- Background
- Current status
- How to reproduce this issue
- Root cause
- How is the issue resolved
- How to workaround this issue
If etcd crashes during processing defragmentation operation, when the etcd instance starts again, it might reapply some entries which have already been applied, eventually the member's data & revision might be inconsistent with other members. Please note that there is no impact if performing the defragmentation operation offline using etcdutl.
Note that usually there is no data loss, and clients can always get the latest correct data. The only issue is the problematic etcd member’s revision might be a little larger than the other members. But if etcd reapplies some conditional transactions, then it might also cause data inconsistency.
This is a regression issue introduced in pull/12855, and all the existing 3.5.x releases (including 3.5.0 ~ 3.5.5) are impacted. Note that previous critical issue issues/13766 was also caused by the same PR (12855).
etcd 3.4 doesn't have this issue. Note that there is no impact on etcd 3.5 either if performing the defragmentation operation offline using etcdutl.
It should be very hard to reproduce this issue in production environment, because:
- Usually users rarely execute the defragmentation operation.
- It is low possibility for etcd to crash during defragmentation operation.
- Even when etcd crashes during defragmentation operation, it isn't guaranteed to reproduce this issue. If there is no traffic when performing defragmentation, then it will not run into this issue.

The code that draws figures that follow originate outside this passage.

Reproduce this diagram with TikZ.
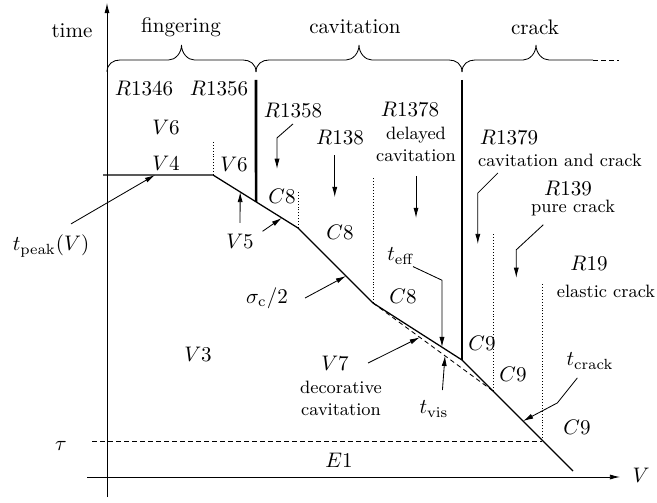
\documentclass[tikz,border=0pt]{standalone}
\usepackage{amsmath}
\usepackage{tikz}
\usetikzlibrary{arrows.meta,calc}

\tikzset{
  pics/phasebrace/.style={code={
    \draw (0,0) .. controls +(0,-8) and +(-7,0) .. ++(13,-12) -- ++(#1-26,0)
      .. controls +(7,0) and +(0,8) .. ++(13,-15)
      .. controls +(0,8) and +(-7,0) .. ++(13,15) -- ++(#1-26,0)
      .. controls +(7,0) and +(0,-8) .. ++(13,12);
  }}
}

\begin{document}
\begin{tikzpicture}[
  x=0.475pt, y=-0.475pt,
  >={Latex[length=1.7mm,width=0.85mm]},
  lab/.style={inner sep=1pt},
  note/.style={font=\fontsize{8.5}{10.5}\selectfont, align=center, inner sep=0.5pt},
  curve/.style={line width=0.6pt},
  wall/.style={line width=1.2pt},
  limit/.style={densely dotted},
  trace/.style={dash pattern=on 2.2pt off 1.6pt},
  pointer/.style={->}]
\useasboundingbox (0,0) rectangle (657,502);
\coordinate (ybot) at (107,497);
\coordinate (ytop) at (107,3);
\coordinate (xl) at (87,477);
\coordinate (xr) at (620,477);
\draw[->] (ybot) -- (ytop);
\draw[->] (xl) -- (xr);
\node[lab] (timelab) at (72,31) {time};
\node[lab] (vlab) at (641,475) {$V$};

\coordinate (b0) at (107,72);
\coordinate (b1) at (256,72);
\coordinate (b2) at (462,72);
\pic at (b0) {phasebrace=74.5};
\pic at (b1) {phasebrace=103};
\draw (b2) .. controls +(0,-8) and +(-7,0) .. ++(13,-12) -- ++(48,0)
  .. controls +(7,0) and +(0,8) .. ++(13,-15)
  .. controls +(0,8) and +(-7,0) .. ++(13,15) -- ++(44,0) coordinate (b3);
\draw[trace] (b3) -- ++(26,0);
\node[lab] (finger) at (181,27) {fingering};
\node[lab] (cavit) at (355,27) {cavitation};
\node[lab] (crack) at (535,27) {crack};

\coordinate (c0) at (103,175);
\coordinate (c1) at (213,175);
\coordinate (c2) at (298,228);
\coordinate (c3) at (373,303);
\coordinate (c4) at (462,360);
\coordinate (c5) at (573,471);
\coordinate (c6) at (493,391);
\draw[curve] (c0) -- (c1) -- (c2) -- (c3) -- (c4) -- (c5);
\draw[trace] (c3) -- (c6);
\coordinate (w1) at (256,80);
\coordinate (w1b) at ($(c1)!0.506!(c2)$);
\coordinate (w2) at (462,80);
\draw[wall] (w1) -- (w1b);
\draw[wall] (w2) -- (c4);
\coordinate (tl) at (92,441);
\coordinate (tr) at (542,441);
\draw[trace] (tl) -- (tr);
\draw[limit] (c1) -- ++(0,-35);
\draw[limit] (c2) -- ++(0,-36);
\draw[limit] (c3) -- ++(0,-125);
\draw[limit] (c6) -- ++(0,-159);
\draw[limit] (tr) -- ++(0,-159);

\node[lab] (r1346) at (144,88) {$R1346$};
\node[lab] (r1356) at (219,88) {$R1356$};
\node[lab] (v6a) at (166,127) {$V6$};
\node[lab] (v4) at (166,163) {$V4$};
\node[lab] (v6b) at (234,164) {$V6$};
\node[lab] (r1358) at (293,110) {$R1358$};
\node[lab] (c8a) at (282,196) {$C8$};
\node[lab] (r138) at (340,137) {$R138$};
\node[lab] (c8b) at (340,232) {$C8$};
\node[lab] (r1378) at (410,109) {$R1378$};
\node[note] (r1378note) at (416,144.5) {delayed\\cavitation};
\node[lab] (teff) at (401,256) {$t_{\mathrm{eff}}$};
\node[lab] (c8c) at (403,296) {$C8$};
\node[lab] (r1379) at (509,137) {$R1379$};
\node[note] (r1379note) at (560,160) {cavitation and crack};
\node[lab] (r139) at (568,188.5) {$R139$};
\node[note] (r139note) at (573,208) {pure crack};
\node[lab] (r19) at (589,263) {$R19$};
\node[note] (r19note) at (606,291) {elastic crack};
\node[lab] (c9a) at (482,343) {$C9$};
\node[lab] (c9b) at (513,374) {$C9$};
\node[lab] (c9c) at (577,427) {$C9$};
\node[lab] (tcrack) at (590,361) {$t_{\mathrm{crack}}$};
\node[lab] (tpeak) at (51,246) {$t_{\mathrm{peak}}(V)$};
\node[lab] (v5) at (240,241) {$V5$};
\node[lab] (sigma) at (267,298) {$\sigma_{\mathrm{c}}/2$};
\node[lab] (v3) at (198,354) {$V3$};
\node[lab] (v7) at (335,363) {$V7$};
\node[note] (v7note) at (341,398) {decorative\\cavitation};
\node[lab] (tvis) at (434,409) {$t_{\mathrm{vis}}$};
\node[lab] (tau) at (61,446) {$\tau$};
\node[lab] (e1) at (339,460) {$E1$};

\coordinate (tphit) at ($(c0)!0.473!(c1)$);
\coordinate (v5hit) at ($(c1)!0.32!(c2)$);
\coordinate (v5hitb) at ($(c1)!0.81!(c2)$);
\coordinate (sghit) at ($(c2)!0.64!(c3)$);
\coordinate (teffhit) at ($(c3)!0.775!(c4)$);
\coordinate (v7hit) at ($(c3)!0.39!(c6)$);
\coordinate (tvishit) at ($(c3)!0.6!(c6)$);
\coordinate (tcrackhit) at ($(c4)!0.55!(c5)$);
\draw[pointer] ([xshift=9.5pt,yshift=10.5pt]tpeak.center) -- (tphit);
\draw[pointer] ([yshift=4pt]v5.north) -- (v5hit);
\draw[pointer] ([xshift=3pt]v5.north east) -- (v5hitb);
\draw[pointer] ([xshift=7pt]sigma.east) -- (sghit);
\draw[pointer] ([yshift=-2pt]r1358.south) -- ++(-16,14) -- ++(0,31);
\draw[pointer] ([xshift=-2.5pt,yshift=-4pt]r138.south) -- ++(0,42);
\draw[pointer] ([yshift=-6pt]r1378note.south) -- ++(0,42);
\draw[pointer] ([xshift=-2pt]teff.south east) -- ([yshift=31.8pt]teffhit) -- (teffhit);
\draw[pointer] ([xshift=8pt]v7.east) -- (v7hit);
\draw[pointer] ([xshift=4pt,yshift=4pt]tvis.north) -- (tvishit);
\draw[pointer] ([xshift=10pt,yshift=-2.5pt]r1379note.south west) -- ++(-20,20) -- ++(0,51);
\draw[pointer] ([xshift=6.5pt,yshift=-3.5pt]r139note.south west) -- ++(-27,25) -- ++(0,28);
\draw[pointer] ([xshift=-6pt,yshift=-3pt]tcrack.south) -- ++(-20,25) -- (tcrackhit);
\end{tikzpicture}
\end{document}
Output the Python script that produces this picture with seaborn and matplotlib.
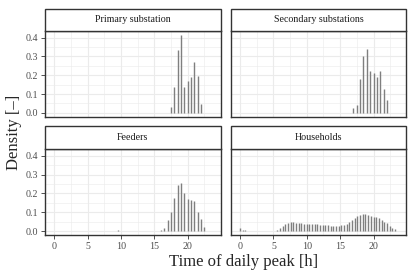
import numpy as np
import pandas as pd
import matplotlib
matplotlib.use("Agg")
import matplotlib.pyplot as plt
import seaborn as sns
from matplotlib.patches import Rectangle
from matplotlib.ticker import MultipleLocator

panels = ["Primary substation", "Secondary substations", "Feeders", "Households"]

primary_hour = [17.5, 18, 18.5, 19, 19.5, 20, 20.5, 21, 21.5, 22]
primary_density = [0.033, 0.14, 0.333, 0.415, 0.14, 0.167, 0.19, 0.272, 0.194, 0.048]

secondary_hour = [17, 17.5, 18, 18.5, 19, 19.5, 20, 20.5, 21, 21.5, 22]
secondary_density = [0.025, 0.04, 0.18, 0.30, 0.34, 0.224, 0.21, 0.19, 0.224, 0.126, 0.066]

feeder_hour = [9.5, 10, 10.5, 11, 11.5, 12, 12.5, 15.5, 16, 16.5, 17, 17.5,
               18, 18.5, 19, 19.5, 20, 20.5, 21, 21.5, 22, 22.5]
feeder_density = [0.004, 0.003, 0.003, 0.002, 0.003, 0.002, 0.003, 0.002, 0.005, 0.018, 0.058, 0.10,
                  0.177, 0.245, 0.254, 0.20, 0.17, 0.165, 0.16, 0.10, 0.064, 0.02]

household_hour = [0.0, 0.4, 0.8, 4.8, 5.2, 5.6, 6.0, 6.4, 6.8, 7.2, 7.6, 8.0, 8.4, 8.8,
                  9.2, 9.6, 10.0, 10.4, 10.8, 11.2, 11.6, 12.0, 12.4, 12.8, 13.2, 13.6,
                  14.0, 14.4, 14.8, 15.2, 15.6, 16.0, 16.4, 16.8, 17.2, 17.6, 18.0, 18.4,
                  18.8, 19.2, 19.6, 20.0, 20.4, 20.8, 21.2, 21.6, 22.0, 22.4, 22.8, 23.2]
household_density = [0.016, 0.008, 0.004, 0.002, 0.003, 0.005, 0.014, 0.026, 0.035, 0.042, 0.048, 0.046, 0.044, 0.042,
                     0.041, 0.039, 0.038, 0.038, 0.036, 0.035, 0.035, 0.034, 0.034, 0.032, 0.030, 0.028,
                     0.028, 0.028, 0.028, 0.030, 0.034, 0.037, 0.046, 0.058, 0.067, 0.080, 0.087, 0.090,
                     0.090, 0.087, 0.080, 0.076, 0.073, 0.067, 0.058, 0.048, 0.041, 0.027, 0.016, 0.010]

x_ticks = [0, 5, 10, 15, 20]
y_ticks = [0.0, 0.1, 0.2, 0.3, 0.4]

frames = []
for name, h, d in zip(panels,
                      [primary_hour, secondary_hour, feeder_hour, household_hour],
                      [primary_density, secondary_density, feeder_density, household_density]):
    frames.append(pd.DataFrame({"panel": name, "hour": h, "density": d}))
df = pd.concat(frames, ignore_index=True)

sns.set_theme(style="white")
plt.rcParams["font.family"] = ["Liberation Serif", "DejaVu Serif"]

g = sns.FacetGrid(df, col="panel", col_wrap=2, col_order=panels,
                  sharex=True, sharey=True, height=1.385, aspect=1.5, despine=False)


def stems(data, color=None, **kw):
    ax = plt.gca()
    ax.vlines(data["hour"], 0, data["density"], color="#7f7f7f", lw=1.0, zorder=3)


g.map_dataframe(stems)
g.set_titles("")
g.set_axis_labels("", "")
fig = g.figure
fig.set_size_inches(4.15, 2.77)

W, H = 415, 277
lefts = [45, 230.7, 45, 230.7]
tops = [31, 31, 149, 149]
bottoms = [116.7, 116.7, 235, 235]
pw = 175.5

ymax = 0.415
for i, ax in enumerate(g.axes.flat):
    ax.set_position([lefts[i] / W, 1 - bottoms[i] / H, pw / W, (bottoms[i] - tops[i]) / H])
    ax.set_xlim(-1.4, 24.9)
    ax.set_ylim(-0.05 * ymax, 1.05 * ymax)
    ax.xaxis.set_major_locator(MultipleLocator(5))
    ax.xaxis.set_minor_locator(MultipleLocator(2.5))
    ax.yaxis.set_major_locator(MultipleLocator(0.1))
    ax.yaxis.set_minor_locator(MultipleLocator(0.05))
    ax.grid(which="major", color="#ebebeb", lw=0.8, zorder=0)
    ax.grid(which="minor", color="#ebebeb", lw=0.4, zorder=0)
    ax.set_axisbelow(True)
    ax.set_facecolor("white")
    for s in ax.spines.values():
        s.set_color("#333333")
        s.set_linewidth(1.0)
    ax.tick_params(which="major", length=2.8, width=0.6, color="#333333",
                   labelsize=7.2, labelcolor="#4d4d4d", pad=2.2, direction="out")
    ax.tick_params(which="minor", length=0)
    ax.set_xticks(x_ticks)
    ax.set_yticks(y_ticks)
    ax.set_yticklabels([f"{v:.1f}" for v in y_ticks])
    if i < 2:
        ax.tick_params(axis="x", which="major", bottom=False, labelbottom=False)
    else:
        ax.tick_params(axis="x", which="major", bottom=True, labelbottom=True)
    if i % 2 == 1:
        ax.tick_params(axis="y", which="major", left=False, labelleft=False)
    else:
        ax.tick_params(axis="y", which="major", left=True, labelleft=True)
    # facet strip
    sh = 22.5 / (bottoms[i] - tops[i])
    ax.add_patch(Rectangle((0, 1), 1, sh, transform=ax.transAxes, clip_on=False,
                           facecolor="white", edgecolor="#333333", lw=1.0, zorder=5))
    ax.text(0.5, 1 + sh / 2, panels[i], transform=ax.transAxes, ha="center", va="center",
            fontsize=7.2, color="#1a1a1a", zorder=6)

fig.text(244 / W, 1 - 262 / H, "Time of daily peak [h]", ha="center", va="center", fontsize=12)
fig.text(14 / W, 1 - 132 / H, "Density [–]", ha="center", va="center", rotation=90, fontsize=12)

fig.savefig("out.png", dpi=100)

I just delivered a PR pull/14730 for main branch (3.6.0) and will backport it to release-3.5 later.
The fix will be included in etcd v3.5.6.
It's really interesting and funny the PR number 14730 is very similar to previous important issue 14370.
Run load test on an etcd cluster, and perform defragmentation operation on one member. Kill the member when the defragmentation operation is in progress. Afterwards, start the member again, then the member's revision might be inconsistent with other members.
Usually the problematic member's revision will be larger than other members, because etcd re-applies some duplicated entries.
You can also reproduce this issue by executing the E2E test case TestLinearizability.
When etcd processes the defragmentation operation, it commits all pending data into boltDB, but not including the consistent index, so the persisted data may not match the consistent index. If etcd crashes for whatever reason during or immediately after the defragmentation operation, when it starts again it will replay the WAL entries starting from the latest snapshot, accordingly it may re-apply some entries which might have already been applied, eventually the revision isn't consistent with other members.
Specifically, when etcd processes defragmentation operation, it calls unsafeCommit, which doesn't call the OnPreCommitUnsafe, so the consistent index isn't persisted.
It's simple, call the OnPreCommitUnsafe
in method unsafeCommit
instead of commit
. Please refer to pull/14730.
If you run into this issue, then you need to remove the problematic member and cleanup its local data. Afterwards, add the member into the cluster again, then it will sync data from the leader automatically.